For TBWA, work that helps show this in action includes Michelin’s ‘Driving Passion’, which tells the story of Mike Newman, the fastest blind man on earth, who followed his dream to become a racing driver. Work for Maybelline titled ‘Be Your Own Filter’ saw a ‘Snapchat hack’ by two Singaporean influencers who recreated the famed Snapchat filter using Maybelline make-up, teasing the content using videos and behind-the-scenes information.

“Both won Gold at Singapore Markies for Best Male Audience Idea and Best Female Audience Idea, respectively. These top awards indicate our success in becoming one of the most culturally connected companies in Singapore, providing the insights that help locate and involve our clients’ brands in modern culture. The Maybelline campaign won additional awards at both APAC and Singapore Effies,” says Hampartsoumian.

In terms of what’s next for the agency, it will be looking to build on work it has been doing in linking to the tech and digital sphere in Asia Pacific by undertaking branding workshops as part of tech conference Slush’s pitching competition, as well as allowing winning startups to join its TBWA\Brand Accelerator program that launched last year. It also became the first agency to partner with Facebook to train every employee on the newest mobile tools.

“We’ll be ramping up training courses and development programs as we focus on nurturing talent and building future leaders from within.”



‘Resist the Usual’ is the philosophy with which Y&R Singapore approaches work. As a provider of creative solutions for brands including Land Rover, Colgate and the Singaporean Navy, the agency encourages employees to experiment and collaborate in an environment where ideas thrive.

“We empower our teams to seek the road less traveled and explore uncharted territories without fear of failure, so we can provide new ideas that solve our clients’ problems in unexpected ways,” says Troy Lim, the executive creative director who moved to the agency from Publicis Singapore earlier this year.

“We live in an age where new technologies and innovations are surfacing every day, and creativity is how we connect the dots in new and surprising ways. What this means for us is that we need to collaborate more with different partners to create exciting bespoke solutions for our clients.”

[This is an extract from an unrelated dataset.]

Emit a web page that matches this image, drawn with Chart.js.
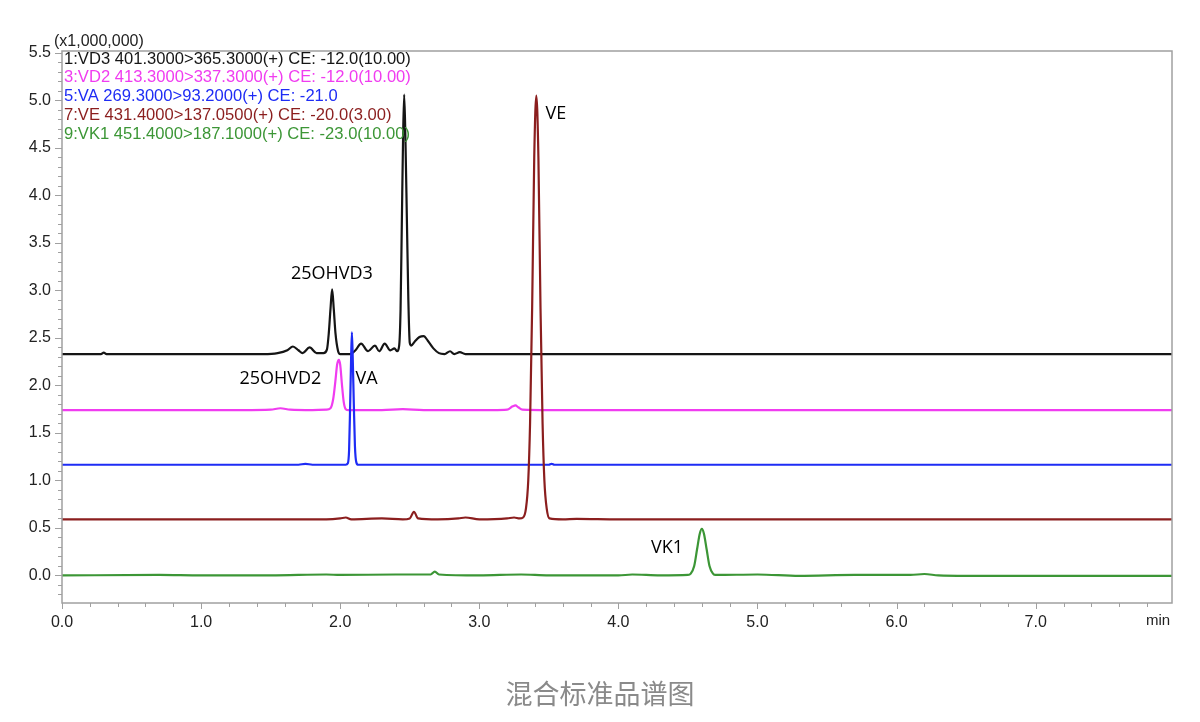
<!DOCTYPE html>
<html lang="zh">
<head>
<meta charset="UTF-8">
<title>混合标准品谱图</title>
<script src="https://cdn.jsdelivr.net/npm/chart.js"></script>
<style>
  body { margin: 0; background: #fff; }
  .wrap { position: relative; width: 1200px; height: 722px; }
  .caption {
    position: absolute; left: 0; right: 0; top: 673px;
    text-align: center; color: #8a8a8a;
    font: 27px "Noto Sans CJK SC", sans-serif;
  }
</style>
</head>
<body>
<div class="wrap">
  <canvas id="chrom" width="1200" height="722"></canvas>
  <div class="caption">混合标准品谱图</div>
</div>
<script>
// retention time (min), intensity (x1,000,000)
const vd3 = [[0,2.33],[0.28,2.33],[0.3,2.345],[0.32,2.33],[0.6,2.33],[0.9,2.33],[1.2,2.33],[1.45,2.33],
  [1.55,2.34],[1.62,2.37],[1.66,2.41],[1.70,2.37],[1.73,2.34],[1.78,2.40],[1.83,2.34],[1.88,2.34],
  [1.905,2.38],[1.918,2.55],[1.93,2.8],[1.942,3.01],[1.954,2.8],[1.966,2.55],[1.985,2.36],[2.0,2.33],
  [2.04,2.33],[2.07,2.33],[2.11,2.37],[2.15,2.44],[2.2,2.36],[2.25,2.42],[2.28,2.36],[2.32,2.44],
  [2.36,2.37],[2.39,2.39],[2.41,2.36],[2.424,2.42],[2.434,2.8],[2.443,3.7],[2.452,4.6],[2.46,5.06],
  [2.469,4.6],[2.48,3.7],[2.49,2.9],[2.5,2.45],[2.51,2.42],[2.535,2.46],[2.57,2.51],[2.6,2.52],
  [2.63,2.47],[2.67,2.39],[2.71,2.34],[2.75,2.33],[2.79,2.36],[2.82,2.33],[2.86,2.35],[2.9,2.33],
  [3.0,2.33],[3.3,2.33],[3.6,2.33],[4.0,2.33],[4.5,2.33],[5.0,2.33],[6.0,2.33],[7.0,2.33],[7.98,2.33]];
const vd2 = [[0,1.74],[0.8,1.74],[1.3,1.74],[1.5,1.745],[1.57,1.76],[1.64,1.745],[1.8,1.74],[1.9,1.745],
  [1.93,1.76],[1.95,1.86],[1.965,2.04],[1.978,2.22],[1.99,2.27],[2.0,2.22],[2.012,2.02],[2.025,1.83],
  [2.04,1.75],[2.06,1.74],[2.3,1.74],[2.45,1.75],[2.6,1.74],[3.1,1.74],[3.2,1.745],[3.24,1.78],
  [3.26,1.79],[3.28,1.77],[3.31,1.745],[3.5,1.74],[5.0,1.74],[7.98,1.74]];
const va = [[0,1.165],[1.7,1.165],[1.75,1.175],[1.8,1.165],[2.04,1.165],[2.055,1.18],[2.064,1.32],
  [2.071,1.75],[2.078,2.25],[2.084,2.56],[2.09,2.3],[2.098,1.8],[2.106,1.36],[2.116,1.19],[2.13,1.165],
  [3.5,1.165],[3.52,1.175],[3.54,1.165],[6.5,1.165],[7.98,1.165]];
const ve = [[0,0.59],[1.0,0.59],[1.9,0.59],[2.0,0.6],[2.04,0.61],[2.08,0.59],[2.3,0.6],[2.45,0.59],
  [2.5,0.6],[2.53,0.67],[2.56,0.6],[2.7,0.59],[2.85,0.6],[2.9,0.61],[3.0,0.59],[3.2,0.6],[3.25,0.61],
  [3.29,0.6],[3.315,0.61],[3.335,0.7],[3.352,1.0],[3.365,1.6],[3.38,2.82],[3.395,4.4],[3.41,5.05],
  [3.425,4.4],[3.44,2.82],[3.455,1.6],[3.468,1.0],[3.485,0.7],[3.505,0.6],[3.6,0.59],[3.7,0.595],
  [4.0,0.59],[5.0,0.59],[7.98,0.59]];
const vk1 = [[0,0],[0.7,0.005],[1.0,0],[1.5,0],[1.9,0.01],[2.0,0.005],[2.4,0.01],[2.65,0.01],[2.68,0.04],
  [2.71,0.01],[3.0,0],[3.3,0.01],[3.5,0],[4.0,0],[4.1,0.01],[4.3,0],[4.5,0.005],[4.52,0.02],[4.545,0.1],
  [4.565,0.27],[4.585,0.44],[4.6,0.49],[4.615,0.44],[4.635,0.27],[4.655,0.1],[4.68,0.02],[4.7,0.005],
  [5.0,0.01],[5.3,-0.005],[5.7,0.005],[6.1,0.005],[6.2,0.015],[6.3,0],[6.5,-0.005],[7.98,-0.005]];

const traceNames = ['1:VD3 401.3000>365.3000(+) CE: -12.0(10.00)',
  '3:VD2 413.3000>337.3000(+) CE: -12.0(10.00)',
  '5:VA 269.3000>93.2000(+) CE: -21.0',
  '7:VE 431.4000>137.0500(+) CE: -20.0(3.00)',
  '9:VK1 451.4000>187.1000(+) CE: -23.0(10.00)'];
const traceColors = ['#151515', '#f03cf0', '#1e2cf5', '#8b1e1e', '#3c9636'];

// peak names, placed in data coordinates
const peakNames = ['25OHVD3', '25OHVD2', 'VA', 'VE', 'VK1'];
const peakNameT = [1.94, 1.57, 2.19, 3.55, 4.35];
const peakNameY = [3.17, 2.07, 2.07, 4.86, 0.29];

const series = [vd3, vd2, va, ve, vk1];
const drawOrder = [3, 4, 2, 1, 0];

const isStep = (v, s) => Math.abs(v / s - Math.round(v / s)) < 1e-3;

const decor = {
  id: 'decor',
  afterDraw(chart) {
    const ctx = chart.ctx, a = chart.chartArea;
    const xs = chart.scales.x, ys = chart.scales.y;
    ctx.save();
    // frame
    ctx.strokeStyle = '#a0a0a0';
    ctx.lineWidth = 1.5;
    ctx.strokeRect(a.left, a.top, a.right - a.left, a.bottom - a.top);
    // tick marks
    ctx.lineWidth = 1;
    ctx.beginPath();
    xs.ticks.forEach(t => {
      if (!isStep(t.value, 0.2)) return;
      const px = Math.round(xs.getPixelForValue(t.value)) + 0.5;
      ctx.moveTo(px, a.bottom);
      ctx.lineTo(px, a.bottom + (isStep(t.value, 1) ? 6 : 4));
    });
    ys.ticks.forEach(t => {
      if (!isStep(t.value, 0.1)) return;
      const py = Math.round(ys.getPixelForValue(t.value)) + 0.5;
      ctx.moveTo(a.left, py);
      ctx.lineTo(a.left - (isStep(t.value, 0.5) ? 7 : 4), py);
    });
    ctx.stroke();
    // units and axis name
    ctx.fillStyle = '#222';
    ctx.font = '16px "Liberation Sans", Arial, sans-serif';
    ctx.textBaseline = 'middle';
    ctx.textAlign = 'left';
    ctx.fillText('(x1,000,000)', a.left - 8, a.top - 9);
    ctx.font = '15px "Liberation Sans", Arial, sans-serif';
    ctx.textAlign = 'center';
    ctx.fillText('min', a.right - 14, a.bottom + 18);
    // trace legend
    ctx.font = '16.6px "Liberation Sans", Arial, sans-serif';
    ctx.textAlign = 'left';
    traceNames.forEach((n, i) => {
      ctx.fillStyle = traceColors[i];
      ctx.fillText(n, a.left + 2, a.top + 8 + i * 18.8);
    });
    // peak names
    ctx.fillStyle = '#000';
    ctx.font = '500 18px "Open Sans", sans-serif';
    ctx.textAlign = 'center';
    peakNames.forEach((n, i) => {
      ctx.fillText(n, xs.getPixelForValue(peakNameT[i]), ys.getPixelForValue(peakNameY[i]));
    });
    ctx.restore();
  }
};

new Chart('chrom', {
  type: 'line',
  data: {
    datasets: series.map((s, i) => ({
      label: traceNames[i],
      data: s.map(p => ({x: p[0], y: p[1]})),
      borderColor: traceColors[i],
      borderWidth: 2.2,
      pointRadius: 0,
      fill: false,
      cubicInterpolationMode: 'monotone',
      order: drawOrder[i]
    }))
  },
  options: {
    responsive: false,
    animation: false,
    devicePixelRatio: 1,
    layout: {padding: {top: 51, right: 28, left: 0, bottom: 0}},
    plugins: {legend: {display: false}, tooltip: {enabled: false}},
    scales: {
      x: {
        type: 'linear', min: 0, max: 7.98,
        grid: {display: false, drawTicks: false},
        border: {display: false},
        ticks: {
          stepSize: 0.2, autoSkip: false, maxRotation: 0, padding: 10, includeBounds: false,
          color: '#222', font: {family: '"Liberation Sans", Arial, sans-serif', size: 16},
          callback: v => isStep(v, 1) ? v.toFixed(1) : ''
        },
        afterFit: s => { s.height = 119; }
      },
      y: {
        type: 'linear', min: -0.29, max: 5.52,
        grid: {display: false, drawTicks: false},
        border: {display: false},
        ticks: {
          stepSize: 0.1, autoSkip: false, padding: 11, includeBounds: false,
          color: '#222', font: {family: '"Liberation Sans", Arial, sans-serif', size: 16},
          callback: v => isStep(v, 0.5) ? v.toFixed(1) : ''
        },
        afterFit: s => { s.width = 62; }
      }
    }
  },
  plugins: [decor]
});
</script>
</body>
</html>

Recent work by Y&R Singapore includes creating the world’s first consumer astronomy camera for TinyMos, with the aim of making astrophotography accessible to a broader consumer base. The product was recognized at this year’s Cannes Lions for mobile and product design.

The agency has also helped Guide Dogs Association of the Blind improve the quality of life of the visually impaired with an audio-based app that complements canes and guide dogs, in order to help people get around independently.

Y&R appointed Shirley Tay from the Singapore office of Australian creative shop Zoo in April as chief executive officer. She says: “Embracing diversity is one of the strengths of Singapore. The melting pot of cultures from talents drawn across the world creates an environment where new ideas and innovations inject vibrancy into our economy and society.”